- _GIVEN MATERIAL_
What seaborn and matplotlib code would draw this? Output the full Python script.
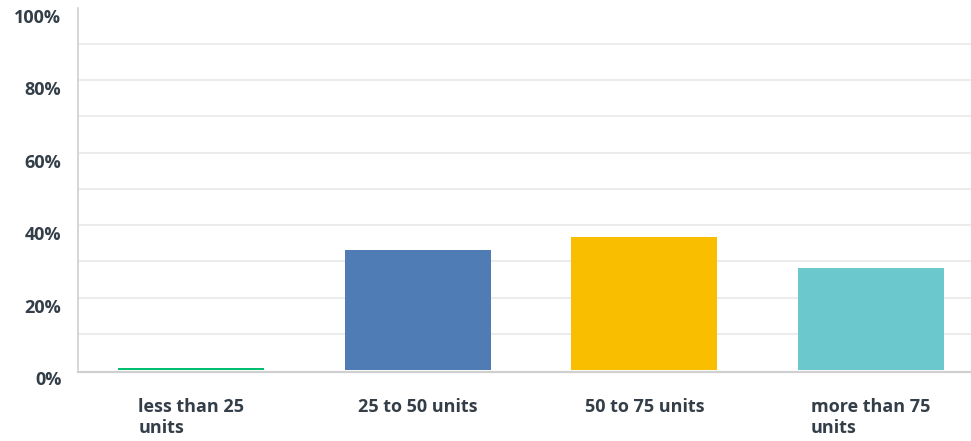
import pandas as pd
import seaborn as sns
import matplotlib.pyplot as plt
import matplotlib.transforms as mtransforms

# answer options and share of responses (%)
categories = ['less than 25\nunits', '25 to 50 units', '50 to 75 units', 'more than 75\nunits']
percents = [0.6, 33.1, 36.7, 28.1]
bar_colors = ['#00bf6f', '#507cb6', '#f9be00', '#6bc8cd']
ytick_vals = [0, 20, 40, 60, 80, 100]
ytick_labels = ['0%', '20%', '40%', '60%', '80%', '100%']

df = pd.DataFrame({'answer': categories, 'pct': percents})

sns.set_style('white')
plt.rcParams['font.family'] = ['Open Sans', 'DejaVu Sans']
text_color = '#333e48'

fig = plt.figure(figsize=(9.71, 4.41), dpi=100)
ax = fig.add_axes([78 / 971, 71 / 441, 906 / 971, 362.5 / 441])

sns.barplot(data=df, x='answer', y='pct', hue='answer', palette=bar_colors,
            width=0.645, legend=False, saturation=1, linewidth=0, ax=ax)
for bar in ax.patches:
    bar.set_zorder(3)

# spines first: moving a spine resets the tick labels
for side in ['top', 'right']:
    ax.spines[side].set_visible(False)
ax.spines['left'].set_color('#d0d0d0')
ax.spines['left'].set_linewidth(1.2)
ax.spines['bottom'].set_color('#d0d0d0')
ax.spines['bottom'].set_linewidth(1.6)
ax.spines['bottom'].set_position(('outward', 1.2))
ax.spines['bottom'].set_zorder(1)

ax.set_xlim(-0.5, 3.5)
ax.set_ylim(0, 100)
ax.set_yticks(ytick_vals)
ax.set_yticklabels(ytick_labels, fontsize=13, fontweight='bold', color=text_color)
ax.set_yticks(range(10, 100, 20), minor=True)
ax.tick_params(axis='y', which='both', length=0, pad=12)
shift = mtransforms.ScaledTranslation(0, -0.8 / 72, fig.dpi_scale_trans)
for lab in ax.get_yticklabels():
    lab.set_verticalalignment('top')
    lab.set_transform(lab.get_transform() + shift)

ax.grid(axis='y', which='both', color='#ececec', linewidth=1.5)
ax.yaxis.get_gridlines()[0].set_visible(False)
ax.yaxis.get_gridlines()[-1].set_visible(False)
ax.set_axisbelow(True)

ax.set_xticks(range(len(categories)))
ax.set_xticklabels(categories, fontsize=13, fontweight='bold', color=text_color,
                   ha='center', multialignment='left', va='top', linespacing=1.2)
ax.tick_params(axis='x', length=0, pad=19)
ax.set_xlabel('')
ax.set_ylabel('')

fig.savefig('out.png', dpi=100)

- _WRITTEN PROBLEM_
Reproduce all of the material exactly, apart from the pictures.

- _WORKED SOLUTION_
What seaborn and matplotlib code would draw this? Output the full Python script.
import pandas as pd
import seaborn as sns
import matplotlib.pyplot as plt
import matplotlib.transforms as mtransforms

# answer options and share of responses (%)
categories = ['less than 25\nunits', '25 to 50 units', '50 to 75 units', 'more than 75\nunits']
percents = [0.6, 33.1, 36.7, 28.1]
bar_colors = ['#00bf6f', '#507cb6', '#f9be00', '#6bc8cd']
ytick_vals = [0, 20, 40, 60, 80, 100]
ytick_labels = ['0%', '20%', '40%', '60%', '80%', '100%']

df = pd.DataFrame({'answer': categories, 'pct': percents})

sns.set_style('white')
plt.rcParams['font.family'] = ['Open Sans', 'DejaVu Sans']
text_color = '#333e48'

fig = plt.figure(figsize=(9.71, 4.41), dpi=100)
ax = fig.add_axes([78 / 971, 71 / 441, 906 / 971, 362.5 / 441])

sns.barplot(data=df, x='answer', y='pct', hue='answer', palette=bar_colors,
            width=0.645, legend=False, saturation=1, linewidth=0, ax=ax)
for bar in ax.patches:
    bar.set_zorder(3)

# spines first: moving a spine resets the tick labels
for side in ['top', 'right']:
    ax.spines[side].set_visible(False)
ax.spines['left'].set_color('#d0d0d0')
ax.spines['left'].set_linewidth(1.2)
ax.spines['bottom'].set_color('#d0d0d0')
ax.spines['bottom'].set_linewidth(1.6)
ax.spines['bottom'].set_position(('outward', 1.2))
ax.spines['bottom'].set_zorder(1)

ax.set_xlim(-0.5, 3.5)
ax.set_ylim(0, 100)
ax.set_yticks(ytick_vals)
ax.set_yticklabels(ytick_labels, fontsize=13, fontweight='bold', color=text_color)
ax.set_yticks(range(10, 100, 20), minor=True)
ax.tick_params(axis='y', which='both', length=0, pad=12)
shift = mtransforms.ScaledTranslation(0, -0.8 / 72, fig.dpi_scale_trans)
for lab in ax.get_yticklabels():
    lab.set_verticalalignment('top')
    lab.set_transform(lab.get_transform() + shift)

ax.grid(axis='y', which='both', color='#ececec', linewidth=1.5)
ax.yaxis.get_gridlines()[0].set_visible(False)
ax.yaxis.get_gridlines()[-1].set_visible(False)
ax.set_axisbelow(True)

ax.set_xticks(range(len(categories)))
ax.set_xticklabels(categories, fontsize=13, fontweight='bold', color=text_color,
                   ha='center', multialignment='left', va='top', linespacing=1.2)
ax.tick_params(axis='x', length=0, pad=19)
ax.set_xlabel('')
ax.set_ylabel('')

fig.savefig('out.png', dpi=100)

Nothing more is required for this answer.